There’s only one misstep on “The Innocents” — the inclusion of instrumental track “Sixty-Five Thousand.” It’s a pleasant enough song but is a bit of a throwaway. They had better material available, like the poignant ballad “When I Needed You” which ended up hidden away as a b-side. Other b-sides included the melodramatic “Love is Colder Than Death” and the catchy “Don’t Suppose”, either of which would have been better suited for the album. That said, it’s hard to be too critical. “The Innocents” became the duo’s signature recording that brought them their most significant international success (especially in America). It’s one of the great pop records of the ‘80s, and has endured as a fan favorite. “The Innocents” only peaked at #49 on the Billboard Album Charts at the time of its release in 1988, but it continued to sell slowly and steadily and in October 1991, over three years after its initial release, “The Innocents” was certified platinum in the US by the RIAA.   

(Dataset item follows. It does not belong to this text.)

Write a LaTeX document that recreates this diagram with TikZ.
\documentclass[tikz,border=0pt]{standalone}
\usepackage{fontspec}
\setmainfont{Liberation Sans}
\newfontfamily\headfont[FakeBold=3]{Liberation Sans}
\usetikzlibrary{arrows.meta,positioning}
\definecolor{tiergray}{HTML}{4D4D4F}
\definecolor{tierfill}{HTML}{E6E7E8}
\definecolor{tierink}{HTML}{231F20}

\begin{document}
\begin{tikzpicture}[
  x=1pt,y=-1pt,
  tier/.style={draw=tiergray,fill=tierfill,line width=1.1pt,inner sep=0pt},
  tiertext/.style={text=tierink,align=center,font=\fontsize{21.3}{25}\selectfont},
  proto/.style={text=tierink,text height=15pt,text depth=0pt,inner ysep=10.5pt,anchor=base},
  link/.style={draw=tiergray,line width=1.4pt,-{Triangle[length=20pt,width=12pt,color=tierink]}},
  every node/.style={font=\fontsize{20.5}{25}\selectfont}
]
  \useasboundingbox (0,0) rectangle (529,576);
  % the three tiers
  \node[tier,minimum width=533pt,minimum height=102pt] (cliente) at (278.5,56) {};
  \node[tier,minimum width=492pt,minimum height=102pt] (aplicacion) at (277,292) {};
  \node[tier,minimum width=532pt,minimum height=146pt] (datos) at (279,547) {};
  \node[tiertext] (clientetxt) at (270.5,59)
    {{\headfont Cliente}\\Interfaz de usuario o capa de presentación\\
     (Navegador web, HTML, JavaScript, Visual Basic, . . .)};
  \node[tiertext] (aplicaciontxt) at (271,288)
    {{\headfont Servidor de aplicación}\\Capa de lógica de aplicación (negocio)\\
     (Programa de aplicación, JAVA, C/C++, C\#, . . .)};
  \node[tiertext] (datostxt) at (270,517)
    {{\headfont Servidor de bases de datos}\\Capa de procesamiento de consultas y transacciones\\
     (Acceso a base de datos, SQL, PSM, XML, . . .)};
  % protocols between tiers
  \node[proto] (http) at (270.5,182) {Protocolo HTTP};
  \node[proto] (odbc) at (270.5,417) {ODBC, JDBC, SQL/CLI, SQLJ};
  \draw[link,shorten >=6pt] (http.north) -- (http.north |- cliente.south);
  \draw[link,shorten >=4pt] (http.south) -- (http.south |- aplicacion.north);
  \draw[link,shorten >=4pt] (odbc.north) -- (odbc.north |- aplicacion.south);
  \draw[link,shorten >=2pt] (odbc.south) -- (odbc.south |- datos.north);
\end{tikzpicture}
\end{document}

“The Innocents” is a particularly iconic album in the gay community. Andy Bell was never very much in the closet (in Erasure’s very first video, “Who Needs Love Like That,” he was garbed in flamboyant drag), and in the ‘80s very few openly gay artists were making any headway on the US pop charts without being coy about their sexuality. Pet Shop Boys, for example, were initially far more subtle about their sexual references (tracks like “Later Tonight,” for instance, about a furtive late-night gay encounter), whereas Erasure was more overt and obvious on songs like “Hideaway.” Andy Bell’s audaciously campy take on Tina Turner’s “River Deep, Mountain High” — included as a bonus track on “The Innocents” — left little to the imagination. Erasure are rightly regarded as pioneers in opening doors for openly gay artists. Unfortunately, perhaps for that very reason, crossover success on the American pop charts would be fleeting for Erasure. Their next album, “Wild!”, was marketed by Sire Records in the US mostly for the dance clubs, and none of the singles even charted — a travesty considering that they were coming off of an album that yielded two Top 20 pop hits, and “Wild!” was a record loaded with commercial tracks like “Blue Savannah” and “Drama”. Did Sire consider them “too gay” for continued pop crossover success, or did radio and MTV make the decision to back away from them? The duo would later have a surprise Top 10 in the ‘90s with the wonderfully beautiful ballad “Always,” but Erasure’s American success over the years has been mostly limited to the dance floor and their predominantly gay fan base. “The Innocents” proved to be their high-water mark commercially. The last time an Erasure single got any significant traction on the US charts was the ballad “In My Arms” from the “Cowboy” album, 16 years ago.

Despite not getting the mainstream attention in the US that they deserve, Erasure continues to record and put out great records (their upcoming holiday album, “Snow Globe,” is due on November 11), and tour the US as well as Europe, playing new songs and oldies to enthusiastic crowds. They’ve had some great albums and dozens of terrific singles, but “The Innocents” stands 25 years later as the pinnacle of their legacy.  It is unquestionably one of the quintessential pop albums of the late ‘80s.